Wednesday, March 4, 2009

Independent Reading Post #4: Australia, 1950s Style (Prompt 4, Ch 7-8)


(image source: http://www.foothilltech.org)

Recognize the book above? If you had lived in Australia prior to the 1950s, it would have been completely unfamiliar to you.

The biggest shock for me in this book so far came in chapter eight, when Bryson mentioned that prior to the 1950s, over five-thousand titles were forbidden to be imported into the country, including Catcher in the Rye, A Farewell to Arms, Animal Farm, Peyton's Place, and (as pictured above) Brave New World. After 1950, only a few hundred books were banned from being imported. As if banning famous, classic books wasn't drastic enough, the Australians had no way of knowing what books they could not access because the list of banned books was kept secret. However, the titles of the books banned before 1950 were definitely the biggest shock, as I cannot picture our society without some of these major titles. This policy doesn't even make complete sense to me, as books like Brave New World seem relatively harmless and do not strike me as worthy of banning across an entire continent.
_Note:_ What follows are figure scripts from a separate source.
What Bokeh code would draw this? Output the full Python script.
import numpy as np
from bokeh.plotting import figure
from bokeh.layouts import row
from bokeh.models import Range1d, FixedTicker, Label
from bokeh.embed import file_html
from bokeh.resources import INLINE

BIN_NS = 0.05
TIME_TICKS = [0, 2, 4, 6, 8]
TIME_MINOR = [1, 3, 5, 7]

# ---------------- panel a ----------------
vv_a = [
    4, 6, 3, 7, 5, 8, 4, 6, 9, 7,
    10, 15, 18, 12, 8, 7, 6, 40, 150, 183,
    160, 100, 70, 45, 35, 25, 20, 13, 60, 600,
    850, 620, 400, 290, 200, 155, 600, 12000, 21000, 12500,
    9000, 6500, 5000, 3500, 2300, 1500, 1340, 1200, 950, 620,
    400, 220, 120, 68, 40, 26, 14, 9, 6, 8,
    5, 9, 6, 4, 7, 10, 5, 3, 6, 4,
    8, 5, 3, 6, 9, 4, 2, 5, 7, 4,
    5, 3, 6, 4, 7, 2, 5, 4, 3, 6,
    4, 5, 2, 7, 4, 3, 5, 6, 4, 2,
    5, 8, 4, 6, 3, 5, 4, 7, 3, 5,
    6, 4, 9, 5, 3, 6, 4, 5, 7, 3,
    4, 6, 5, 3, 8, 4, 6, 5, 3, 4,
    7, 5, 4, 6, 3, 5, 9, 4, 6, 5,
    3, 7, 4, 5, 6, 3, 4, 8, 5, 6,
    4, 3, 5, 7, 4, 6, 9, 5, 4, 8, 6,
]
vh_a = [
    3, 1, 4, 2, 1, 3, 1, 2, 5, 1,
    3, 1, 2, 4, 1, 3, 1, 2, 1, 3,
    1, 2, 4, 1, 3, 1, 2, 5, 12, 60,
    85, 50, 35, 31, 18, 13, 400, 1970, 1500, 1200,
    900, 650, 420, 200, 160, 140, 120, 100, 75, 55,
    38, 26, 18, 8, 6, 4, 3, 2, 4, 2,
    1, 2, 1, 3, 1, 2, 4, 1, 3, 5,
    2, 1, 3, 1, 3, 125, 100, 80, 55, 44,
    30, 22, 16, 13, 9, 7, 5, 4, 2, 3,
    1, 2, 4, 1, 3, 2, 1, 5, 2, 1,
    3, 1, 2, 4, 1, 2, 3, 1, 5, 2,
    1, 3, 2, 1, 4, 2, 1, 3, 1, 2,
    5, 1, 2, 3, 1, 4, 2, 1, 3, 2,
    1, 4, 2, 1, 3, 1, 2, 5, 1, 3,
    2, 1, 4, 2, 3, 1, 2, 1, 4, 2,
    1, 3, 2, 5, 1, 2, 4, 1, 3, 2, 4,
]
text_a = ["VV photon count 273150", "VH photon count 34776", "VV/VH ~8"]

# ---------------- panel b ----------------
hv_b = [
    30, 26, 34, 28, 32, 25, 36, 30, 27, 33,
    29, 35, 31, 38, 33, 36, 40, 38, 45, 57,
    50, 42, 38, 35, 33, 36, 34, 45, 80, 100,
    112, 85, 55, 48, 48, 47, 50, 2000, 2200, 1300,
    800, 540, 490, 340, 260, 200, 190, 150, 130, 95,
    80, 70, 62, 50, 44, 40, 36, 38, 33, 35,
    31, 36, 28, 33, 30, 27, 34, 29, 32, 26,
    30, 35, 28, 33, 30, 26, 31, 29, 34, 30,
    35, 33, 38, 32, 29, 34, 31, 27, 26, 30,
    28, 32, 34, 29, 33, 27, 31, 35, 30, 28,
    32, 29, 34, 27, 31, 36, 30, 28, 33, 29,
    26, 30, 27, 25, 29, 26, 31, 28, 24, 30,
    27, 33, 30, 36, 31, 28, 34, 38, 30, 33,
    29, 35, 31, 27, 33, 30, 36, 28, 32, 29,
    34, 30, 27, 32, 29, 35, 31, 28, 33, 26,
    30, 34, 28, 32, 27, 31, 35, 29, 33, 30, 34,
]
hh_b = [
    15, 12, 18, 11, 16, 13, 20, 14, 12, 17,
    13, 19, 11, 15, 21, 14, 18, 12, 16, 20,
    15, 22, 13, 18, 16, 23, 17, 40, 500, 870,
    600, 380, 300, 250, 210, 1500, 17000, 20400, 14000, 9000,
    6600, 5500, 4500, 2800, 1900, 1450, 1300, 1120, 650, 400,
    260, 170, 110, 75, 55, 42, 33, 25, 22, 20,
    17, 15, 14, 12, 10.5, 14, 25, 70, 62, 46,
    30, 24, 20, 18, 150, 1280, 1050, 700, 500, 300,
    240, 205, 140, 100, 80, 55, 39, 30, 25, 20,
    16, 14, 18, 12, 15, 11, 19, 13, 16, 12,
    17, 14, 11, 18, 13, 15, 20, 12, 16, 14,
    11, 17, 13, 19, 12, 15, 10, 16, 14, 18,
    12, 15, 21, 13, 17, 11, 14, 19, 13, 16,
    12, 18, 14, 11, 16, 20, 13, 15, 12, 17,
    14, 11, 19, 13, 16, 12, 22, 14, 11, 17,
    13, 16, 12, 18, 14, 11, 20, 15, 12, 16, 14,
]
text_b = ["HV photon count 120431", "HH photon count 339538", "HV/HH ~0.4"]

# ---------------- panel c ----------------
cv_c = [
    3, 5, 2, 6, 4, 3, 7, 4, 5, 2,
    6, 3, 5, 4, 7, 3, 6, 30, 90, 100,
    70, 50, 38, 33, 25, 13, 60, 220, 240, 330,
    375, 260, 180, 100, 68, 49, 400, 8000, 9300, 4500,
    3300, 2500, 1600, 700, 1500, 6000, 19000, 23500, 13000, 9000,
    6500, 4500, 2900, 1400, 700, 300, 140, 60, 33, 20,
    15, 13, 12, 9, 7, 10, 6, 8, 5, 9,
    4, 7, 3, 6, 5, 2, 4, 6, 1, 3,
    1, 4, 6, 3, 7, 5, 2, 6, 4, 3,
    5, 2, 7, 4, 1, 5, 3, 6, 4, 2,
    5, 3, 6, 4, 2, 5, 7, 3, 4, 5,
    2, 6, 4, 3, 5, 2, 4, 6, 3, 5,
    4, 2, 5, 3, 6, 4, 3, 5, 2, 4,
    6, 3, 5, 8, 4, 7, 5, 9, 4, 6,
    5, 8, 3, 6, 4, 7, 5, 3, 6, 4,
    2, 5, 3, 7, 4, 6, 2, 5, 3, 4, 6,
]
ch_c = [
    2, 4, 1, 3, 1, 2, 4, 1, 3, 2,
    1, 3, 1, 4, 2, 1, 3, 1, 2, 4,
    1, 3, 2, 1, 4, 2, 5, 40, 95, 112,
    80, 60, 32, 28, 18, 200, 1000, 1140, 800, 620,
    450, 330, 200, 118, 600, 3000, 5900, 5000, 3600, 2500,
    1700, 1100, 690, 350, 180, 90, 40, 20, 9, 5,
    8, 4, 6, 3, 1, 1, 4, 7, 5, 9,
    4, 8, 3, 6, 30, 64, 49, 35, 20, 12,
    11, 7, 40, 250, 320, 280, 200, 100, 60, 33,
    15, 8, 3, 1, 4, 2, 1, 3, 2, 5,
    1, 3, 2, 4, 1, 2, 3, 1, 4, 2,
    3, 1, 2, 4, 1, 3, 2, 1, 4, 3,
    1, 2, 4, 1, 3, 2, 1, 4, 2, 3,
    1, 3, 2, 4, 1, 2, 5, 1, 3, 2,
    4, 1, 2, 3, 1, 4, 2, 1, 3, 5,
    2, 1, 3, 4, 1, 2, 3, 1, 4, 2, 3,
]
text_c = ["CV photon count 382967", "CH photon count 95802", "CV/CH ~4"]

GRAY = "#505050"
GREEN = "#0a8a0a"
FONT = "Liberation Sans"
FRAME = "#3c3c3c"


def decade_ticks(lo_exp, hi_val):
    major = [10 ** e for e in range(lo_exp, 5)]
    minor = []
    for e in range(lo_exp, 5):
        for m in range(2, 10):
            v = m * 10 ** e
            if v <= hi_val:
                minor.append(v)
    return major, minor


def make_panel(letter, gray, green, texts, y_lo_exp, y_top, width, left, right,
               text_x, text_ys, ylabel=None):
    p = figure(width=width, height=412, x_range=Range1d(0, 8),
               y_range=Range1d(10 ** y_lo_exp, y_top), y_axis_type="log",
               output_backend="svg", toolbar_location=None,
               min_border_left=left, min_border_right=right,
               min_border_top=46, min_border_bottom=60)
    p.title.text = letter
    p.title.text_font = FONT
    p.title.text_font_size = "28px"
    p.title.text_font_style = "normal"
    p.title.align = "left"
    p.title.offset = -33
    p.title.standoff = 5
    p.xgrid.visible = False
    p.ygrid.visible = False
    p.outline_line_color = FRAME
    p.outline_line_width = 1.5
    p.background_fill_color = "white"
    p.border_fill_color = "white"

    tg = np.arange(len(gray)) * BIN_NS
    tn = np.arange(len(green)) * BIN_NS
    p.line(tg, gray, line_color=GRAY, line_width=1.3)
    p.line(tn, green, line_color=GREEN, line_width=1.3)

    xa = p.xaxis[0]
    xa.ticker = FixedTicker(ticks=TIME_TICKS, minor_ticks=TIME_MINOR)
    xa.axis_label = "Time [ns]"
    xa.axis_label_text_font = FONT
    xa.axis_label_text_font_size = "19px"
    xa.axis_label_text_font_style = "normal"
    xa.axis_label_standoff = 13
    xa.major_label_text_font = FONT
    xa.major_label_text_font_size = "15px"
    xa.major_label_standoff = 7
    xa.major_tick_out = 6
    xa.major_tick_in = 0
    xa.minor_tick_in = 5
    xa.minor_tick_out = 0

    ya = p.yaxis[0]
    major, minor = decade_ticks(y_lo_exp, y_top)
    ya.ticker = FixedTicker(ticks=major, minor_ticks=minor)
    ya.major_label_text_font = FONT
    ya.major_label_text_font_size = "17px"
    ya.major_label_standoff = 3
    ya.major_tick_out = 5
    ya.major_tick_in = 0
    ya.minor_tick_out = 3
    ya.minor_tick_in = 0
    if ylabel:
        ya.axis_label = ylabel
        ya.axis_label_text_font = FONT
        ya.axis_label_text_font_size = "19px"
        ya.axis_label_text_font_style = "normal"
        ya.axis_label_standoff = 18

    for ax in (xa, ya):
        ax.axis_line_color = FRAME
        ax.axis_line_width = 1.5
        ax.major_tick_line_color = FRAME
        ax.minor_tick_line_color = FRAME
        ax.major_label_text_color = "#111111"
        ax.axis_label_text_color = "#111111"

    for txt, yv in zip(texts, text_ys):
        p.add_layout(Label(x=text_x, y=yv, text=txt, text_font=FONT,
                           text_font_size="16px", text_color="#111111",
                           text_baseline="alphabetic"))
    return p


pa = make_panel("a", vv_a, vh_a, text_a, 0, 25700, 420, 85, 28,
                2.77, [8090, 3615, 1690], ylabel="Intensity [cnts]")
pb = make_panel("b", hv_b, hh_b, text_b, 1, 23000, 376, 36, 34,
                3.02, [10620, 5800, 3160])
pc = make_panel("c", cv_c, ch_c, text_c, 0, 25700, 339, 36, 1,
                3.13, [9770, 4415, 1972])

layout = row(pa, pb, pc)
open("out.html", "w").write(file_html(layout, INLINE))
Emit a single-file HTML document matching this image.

The other part of the chapter that came as a shock to me was Bryson's reaction to the pictures in the books that he found in a library that he visited. The pictures were of people living in Southern Australia throughout the 1950s and 1970s. From Bryson's description, their lifestyles seemed carefree, full of (as Bryson phrases it) "snazzy outfits," and in an ideal location: the developing Australian countryside. Bryson describes his reaction to the people as "There was something so marvelously innocent, so irretrievably lost, about the world back then... These people were happy. ...I wouldn't suggest for an instant that Australians are unhappy people now - anything but, in fact - but they don't have that happiness in their faces anymore. I don't think anybody does" (122). This photograph forced Bryson to make a comparison of the people's lifestyle and emotions between two different time zones that, to an extent, could probably apply to many other places in the world. I had never considered that the general demeanor of any society could be slightly less enthusiastic in present day, but after hearing Bryon's reaction to the photographs, I can definitely believe it.